Similar changes at lower brackets would have seen 10.5 per cent paid on earnings up to $15,232 rather than $14,000, 17.5 per cent on earnings up to $52,223 (rather than $48,000) and 30 per cent up to $76,159 rather than $69,999.
Bracket creep doesn't just hit those on higher incomes, as shown by a NZ Herald-designed calculator loaded with a decade's Inland Revenue and Reserve Bank data.
It shows those earning the average wage would be paid an extra $614 paid in tax over the course of 2018.
Even minimum wage earners get hit on an annual wage of $34,320 with the annual tax obligation shifting from $5,026 to $4,940.
The calculator shows someone earning $76,160 - the amount of money the top tax rate would be if it was linked to inflation - would pay $799 extra tax each year simply because the tax brackets did not move.
Tax Working Group member Bill Rosenberg, who works with the Council of Trade Unions, said successive governments had not dealt with the issue.
The new National Party policy came after "they made use of the method as anybody else did", he said.
"National does have to explain how it is responsible to talk about further tax reduction when they left behind huge deficits in all parts of government they are simply not owning up to."

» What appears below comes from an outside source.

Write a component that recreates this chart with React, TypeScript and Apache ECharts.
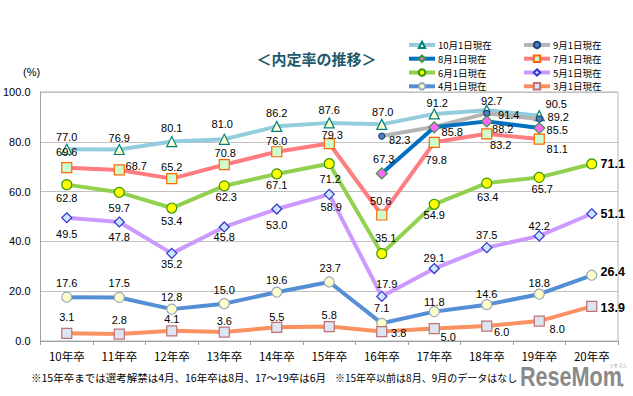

He said indexing could lead to the loss of revenue at a time when much was needed to bolster and restore core government services.
"Government needs to gather in revenue to provide decent services."
The lobby group pushing for less tax and smaller government, the NZ Taxpayers' Union, used its submission to push for a link between tax brackets and inflation.
Spokesman Louis Holbrooke said most workers were unaware how much the "stealth" tax cost them.
"Politicians on both sides have taken it for granted taxpayers won't cotton on. Both parties have benefited from it."
University of Auckland law professor Julie Cassidy, who specialises in tax, said the ability existed for the Government to link tax brackets to inflation.
She said New Zealand workers were less engaged in the taxation system through changes such as no longer filling in annual returns.
Cassidy said even basic understandings of the system - such as when the 33 per cent rate kicked in and what it applied to - were not understood by many workers.